Description of the task:
Copy exactly, and only, the lines between the line holding "Rebuild this chart" and the line holding "import matplotlib.pyplot as plt", inclusive; skip the pictures.

Information given:
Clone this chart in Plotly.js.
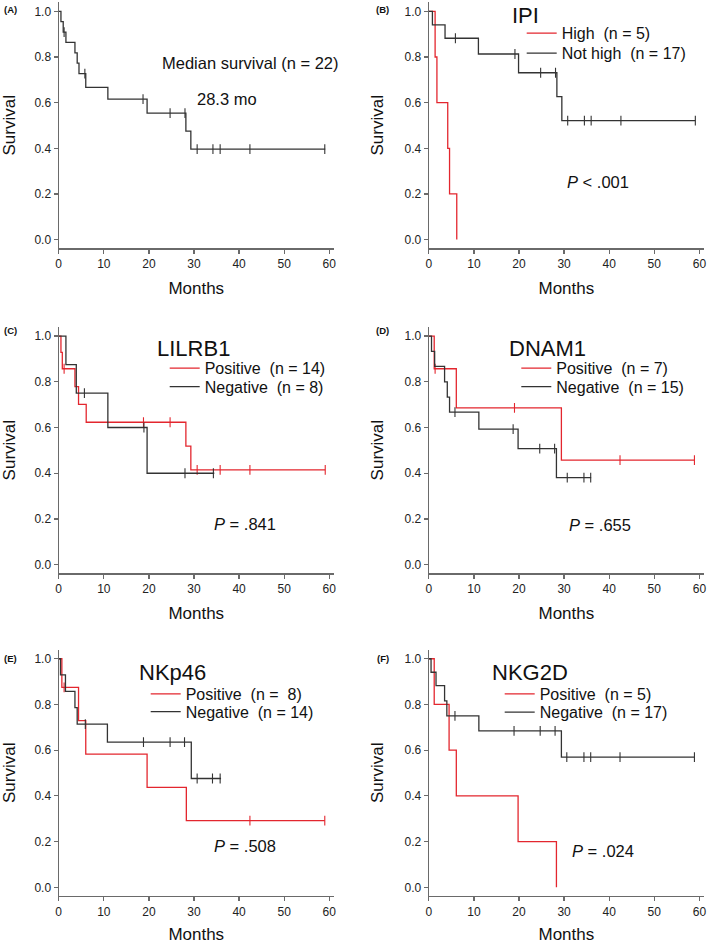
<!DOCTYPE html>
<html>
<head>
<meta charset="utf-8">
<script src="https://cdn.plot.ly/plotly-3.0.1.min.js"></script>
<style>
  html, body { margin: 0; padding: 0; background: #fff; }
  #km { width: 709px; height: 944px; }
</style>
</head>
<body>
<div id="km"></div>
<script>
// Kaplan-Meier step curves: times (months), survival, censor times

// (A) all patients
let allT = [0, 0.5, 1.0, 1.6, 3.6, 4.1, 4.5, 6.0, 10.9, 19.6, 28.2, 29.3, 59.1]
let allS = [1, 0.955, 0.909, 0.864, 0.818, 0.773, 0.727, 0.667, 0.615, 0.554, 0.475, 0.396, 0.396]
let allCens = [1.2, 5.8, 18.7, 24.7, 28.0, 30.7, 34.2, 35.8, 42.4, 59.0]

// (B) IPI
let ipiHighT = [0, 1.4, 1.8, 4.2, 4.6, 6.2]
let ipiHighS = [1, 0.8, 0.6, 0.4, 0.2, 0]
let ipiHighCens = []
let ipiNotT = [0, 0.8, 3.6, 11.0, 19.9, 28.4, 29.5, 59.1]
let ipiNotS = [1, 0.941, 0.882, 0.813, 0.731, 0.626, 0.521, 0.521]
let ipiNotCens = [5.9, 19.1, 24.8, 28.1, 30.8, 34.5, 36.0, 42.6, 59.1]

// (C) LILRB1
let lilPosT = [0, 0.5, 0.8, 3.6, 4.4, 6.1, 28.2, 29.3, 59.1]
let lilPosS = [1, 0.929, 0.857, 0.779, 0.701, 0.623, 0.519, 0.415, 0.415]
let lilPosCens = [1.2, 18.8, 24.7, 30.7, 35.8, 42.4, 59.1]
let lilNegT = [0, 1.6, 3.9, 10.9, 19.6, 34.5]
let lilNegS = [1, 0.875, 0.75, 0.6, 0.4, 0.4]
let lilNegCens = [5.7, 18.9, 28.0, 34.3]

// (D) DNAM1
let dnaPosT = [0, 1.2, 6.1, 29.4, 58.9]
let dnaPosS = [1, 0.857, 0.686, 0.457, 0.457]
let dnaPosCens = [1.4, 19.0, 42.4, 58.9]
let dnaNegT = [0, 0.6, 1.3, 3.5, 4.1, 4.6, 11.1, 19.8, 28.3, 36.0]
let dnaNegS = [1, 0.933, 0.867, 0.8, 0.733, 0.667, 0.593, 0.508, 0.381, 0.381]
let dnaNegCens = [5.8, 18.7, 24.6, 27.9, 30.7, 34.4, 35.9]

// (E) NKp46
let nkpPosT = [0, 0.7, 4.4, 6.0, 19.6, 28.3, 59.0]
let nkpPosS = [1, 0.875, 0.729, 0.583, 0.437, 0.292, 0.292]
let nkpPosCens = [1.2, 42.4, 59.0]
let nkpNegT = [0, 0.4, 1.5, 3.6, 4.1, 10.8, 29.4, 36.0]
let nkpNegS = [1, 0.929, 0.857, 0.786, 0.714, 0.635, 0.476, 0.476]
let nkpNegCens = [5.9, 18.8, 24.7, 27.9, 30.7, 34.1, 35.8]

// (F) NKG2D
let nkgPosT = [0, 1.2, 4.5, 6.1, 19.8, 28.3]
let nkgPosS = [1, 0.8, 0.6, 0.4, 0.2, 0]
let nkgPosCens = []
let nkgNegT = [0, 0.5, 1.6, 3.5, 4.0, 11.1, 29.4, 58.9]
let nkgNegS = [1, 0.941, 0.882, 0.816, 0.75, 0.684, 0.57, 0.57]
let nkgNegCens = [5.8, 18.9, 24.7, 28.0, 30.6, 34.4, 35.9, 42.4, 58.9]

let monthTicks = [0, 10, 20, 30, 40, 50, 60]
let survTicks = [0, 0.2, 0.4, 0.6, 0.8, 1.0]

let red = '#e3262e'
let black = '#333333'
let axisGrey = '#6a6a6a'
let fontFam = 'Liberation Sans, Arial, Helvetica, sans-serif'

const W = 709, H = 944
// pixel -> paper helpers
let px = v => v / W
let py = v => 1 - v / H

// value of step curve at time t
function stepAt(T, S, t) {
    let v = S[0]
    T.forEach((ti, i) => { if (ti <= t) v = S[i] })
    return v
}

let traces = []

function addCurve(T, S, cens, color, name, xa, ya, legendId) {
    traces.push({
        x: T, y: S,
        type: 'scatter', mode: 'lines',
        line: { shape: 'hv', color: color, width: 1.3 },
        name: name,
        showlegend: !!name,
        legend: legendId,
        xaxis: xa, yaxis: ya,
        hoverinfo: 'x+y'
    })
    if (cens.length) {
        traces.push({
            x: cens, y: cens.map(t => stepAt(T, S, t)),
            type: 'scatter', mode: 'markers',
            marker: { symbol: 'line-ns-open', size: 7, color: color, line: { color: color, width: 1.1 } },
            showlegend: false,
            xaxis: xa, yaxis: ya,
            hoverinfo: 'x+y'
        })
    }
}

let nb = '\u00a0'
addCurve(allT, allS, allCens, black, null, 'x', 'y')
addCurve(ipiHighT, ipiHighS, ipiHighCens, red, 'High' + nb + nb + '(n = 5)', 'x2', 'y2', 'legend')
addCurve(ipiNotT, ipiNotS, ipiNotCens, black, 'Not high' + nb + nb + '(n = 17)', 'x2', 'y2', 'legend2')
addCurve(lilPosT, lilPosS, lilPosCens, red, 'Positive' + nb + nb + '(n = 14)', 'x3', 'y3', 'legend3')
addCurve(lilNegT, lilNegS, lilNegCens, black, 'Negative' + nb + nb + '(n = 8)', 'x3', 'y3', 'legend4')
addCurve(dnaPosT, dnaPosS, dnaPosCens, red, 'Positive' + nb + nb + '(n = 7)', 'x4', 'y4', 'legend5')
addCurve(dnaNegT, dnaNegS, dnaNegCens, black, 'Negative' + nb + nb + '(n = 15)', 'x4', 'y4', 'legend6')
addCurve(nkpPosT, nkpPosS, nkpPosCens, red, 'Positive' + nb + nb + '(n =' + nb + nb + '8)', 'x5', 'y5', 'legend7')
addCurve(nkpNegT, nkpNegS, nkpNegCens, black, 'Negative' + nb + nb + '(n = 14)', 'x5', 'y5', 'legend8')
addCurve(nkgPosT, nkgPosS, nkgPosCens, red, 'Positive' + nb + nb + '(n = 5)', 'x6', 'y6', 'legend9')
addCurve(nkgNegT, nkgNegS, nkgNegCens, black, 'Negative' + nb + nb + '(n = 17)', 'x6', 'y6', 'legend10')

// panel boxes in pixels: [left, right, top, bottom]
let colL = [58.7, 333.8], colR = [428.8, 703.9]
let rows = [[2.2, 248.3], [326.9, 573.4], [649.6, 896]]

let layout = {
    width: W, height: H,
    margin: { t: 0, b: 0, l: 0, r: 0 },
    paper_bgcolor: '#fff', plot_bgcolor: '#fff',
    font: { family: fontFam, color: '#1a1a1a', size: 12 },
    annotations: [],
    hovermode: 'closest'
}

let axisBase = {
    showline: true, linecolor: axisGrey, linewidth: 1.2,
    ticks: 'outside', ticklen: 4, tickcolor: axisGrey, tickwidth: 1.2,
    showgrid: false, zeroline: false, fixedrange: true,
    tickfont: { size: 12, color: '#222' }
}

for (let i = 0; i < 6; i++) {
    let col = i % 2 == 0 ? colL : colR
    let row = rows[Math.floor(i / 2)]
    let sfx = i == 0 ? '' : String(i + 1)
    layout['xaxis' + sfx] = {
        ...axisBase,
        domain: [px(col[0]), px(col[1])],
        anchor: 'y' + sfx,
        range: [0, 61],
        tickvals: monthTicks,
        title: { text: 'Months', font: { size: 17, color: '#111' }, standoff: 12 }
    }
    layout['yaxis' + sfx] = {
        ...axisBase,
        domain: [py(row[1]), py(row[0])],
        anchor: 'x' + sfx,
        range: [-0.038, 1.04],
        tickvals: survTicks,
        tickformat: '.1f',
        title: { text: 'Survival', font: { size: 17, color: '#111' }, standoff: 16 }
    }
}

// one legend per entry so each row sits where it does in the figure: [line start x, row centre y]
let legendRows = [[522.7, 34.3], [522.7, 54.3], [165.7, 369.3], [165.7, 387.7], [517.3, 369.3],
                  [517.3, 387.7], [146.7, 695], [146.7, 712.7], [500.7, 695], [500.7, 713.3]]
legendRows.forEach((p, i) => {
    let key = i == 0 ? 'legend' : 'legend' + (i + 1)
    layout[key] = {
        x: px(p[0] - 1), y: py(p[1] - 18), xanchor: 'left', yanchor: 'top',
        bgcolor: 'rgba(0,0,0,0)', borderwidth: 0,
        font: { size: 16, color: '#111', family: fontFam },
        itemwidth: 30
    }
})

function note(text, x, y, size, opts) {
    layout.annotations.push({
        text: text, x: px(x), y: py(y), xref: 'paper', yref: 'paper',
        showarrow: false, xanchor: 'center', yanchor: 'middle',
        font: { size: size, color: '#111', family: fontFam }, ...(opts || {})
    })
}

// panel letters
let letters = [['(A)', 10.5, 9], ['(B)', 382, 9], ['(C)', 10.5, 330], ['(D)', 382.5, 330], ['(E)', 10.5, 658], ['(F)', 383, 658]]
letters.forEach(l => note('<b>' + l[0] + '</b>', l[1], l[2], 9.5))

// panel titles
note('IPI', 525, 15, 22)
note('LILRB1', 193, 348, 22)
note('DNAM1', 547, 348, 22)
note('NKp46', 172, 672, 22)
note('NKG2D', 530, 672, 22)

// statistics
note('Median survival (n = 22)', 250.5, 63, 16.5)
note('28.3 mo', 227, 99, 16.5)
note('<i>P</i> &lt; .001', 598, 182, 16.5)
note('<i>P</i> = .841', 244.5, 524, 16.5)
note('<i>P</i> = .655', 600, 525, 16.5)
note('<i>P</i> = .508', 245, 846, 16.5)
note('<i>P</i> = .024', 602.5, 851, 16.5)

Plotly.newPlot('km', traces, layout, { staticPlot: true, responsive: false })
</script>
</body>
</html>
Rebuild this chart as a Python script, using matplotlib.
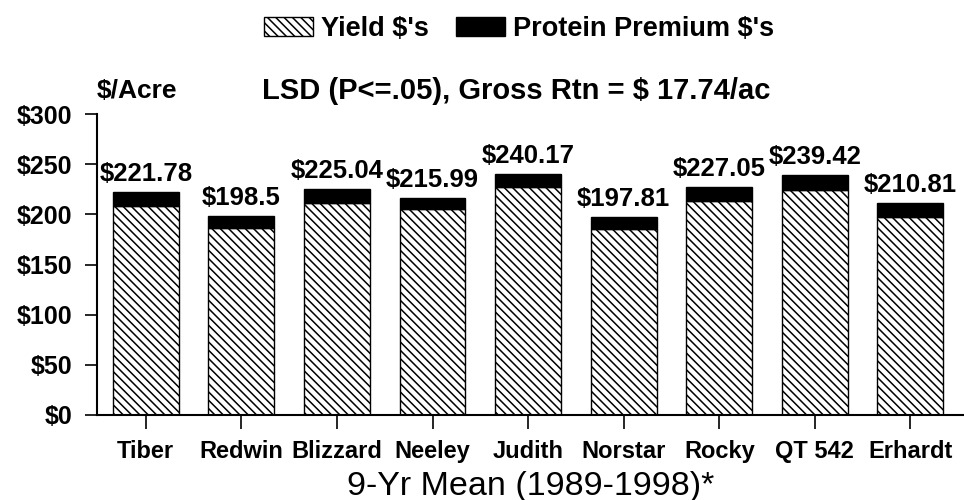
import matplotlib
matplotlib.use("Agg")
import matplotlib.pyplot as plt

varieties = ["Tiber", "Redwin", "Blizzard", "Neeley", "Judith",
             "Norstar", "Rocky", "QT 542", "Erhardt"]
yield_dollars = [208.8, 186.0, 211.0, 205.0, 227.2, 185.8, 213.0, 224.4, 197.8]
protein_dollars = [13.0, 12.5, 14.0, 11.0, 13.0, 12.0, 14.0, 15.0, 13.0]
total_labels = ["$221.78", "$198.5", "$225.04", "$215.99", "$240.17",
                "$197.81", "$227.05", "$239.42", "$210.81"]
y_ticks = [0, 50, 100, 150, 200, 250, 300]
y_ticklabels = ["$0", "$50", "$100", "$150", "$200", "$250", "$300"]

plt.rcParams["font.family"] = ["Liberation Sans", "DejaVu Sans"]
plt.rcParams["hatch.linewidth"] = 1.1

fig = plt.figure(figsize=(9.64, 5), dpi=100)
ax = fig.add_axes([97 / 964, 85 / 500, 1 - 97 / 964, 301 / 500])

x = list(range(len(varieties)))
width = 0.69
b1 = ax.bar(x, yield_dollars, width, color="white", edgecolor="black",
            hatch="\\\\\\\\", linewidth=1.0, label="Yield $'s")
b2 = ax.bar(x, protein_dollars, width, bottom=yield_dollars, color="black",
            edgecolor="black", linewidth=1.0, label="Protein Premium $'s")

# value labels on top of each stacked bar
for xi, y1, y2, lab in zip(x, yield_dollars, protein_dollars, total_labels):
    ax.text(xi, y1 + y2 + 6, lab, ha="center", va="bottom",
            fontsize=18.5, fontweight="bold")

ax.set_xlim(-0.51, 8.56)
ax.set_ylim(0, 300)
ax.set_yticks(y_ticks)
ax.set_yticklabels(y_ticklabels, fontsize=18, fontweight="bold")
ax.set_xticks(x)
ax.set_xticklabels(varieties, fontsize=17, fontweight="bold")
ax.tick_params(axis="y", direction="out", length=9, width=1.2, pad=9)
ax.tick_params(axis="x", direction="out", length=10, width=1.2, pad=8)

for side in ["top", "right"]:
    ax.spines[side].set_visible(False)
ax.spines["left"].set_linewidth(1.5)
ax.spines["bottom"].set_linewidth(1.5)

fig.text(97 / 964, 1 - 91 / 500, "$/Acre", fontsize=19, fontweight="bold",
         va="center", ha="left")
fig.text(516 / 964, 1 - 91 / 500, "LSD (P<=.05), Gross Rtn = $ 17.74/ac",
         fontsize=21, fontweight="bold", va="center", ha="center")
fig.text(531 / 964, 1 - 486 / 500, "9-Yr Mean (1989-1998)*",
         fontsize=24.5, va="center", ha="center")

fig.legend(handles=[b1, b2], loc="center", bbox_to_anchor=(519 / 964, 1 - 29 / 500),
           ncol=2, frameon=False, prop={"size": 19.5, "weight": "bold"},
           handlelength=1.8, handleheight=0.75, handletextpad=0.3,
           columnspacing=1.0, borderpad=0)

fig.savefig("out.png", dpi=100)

Result of the task:
Rebuild this chart as a Python script, using matplotlib.
import matplotlib
matplotlib.use("Agg")
import matplotlib.pyplot as plt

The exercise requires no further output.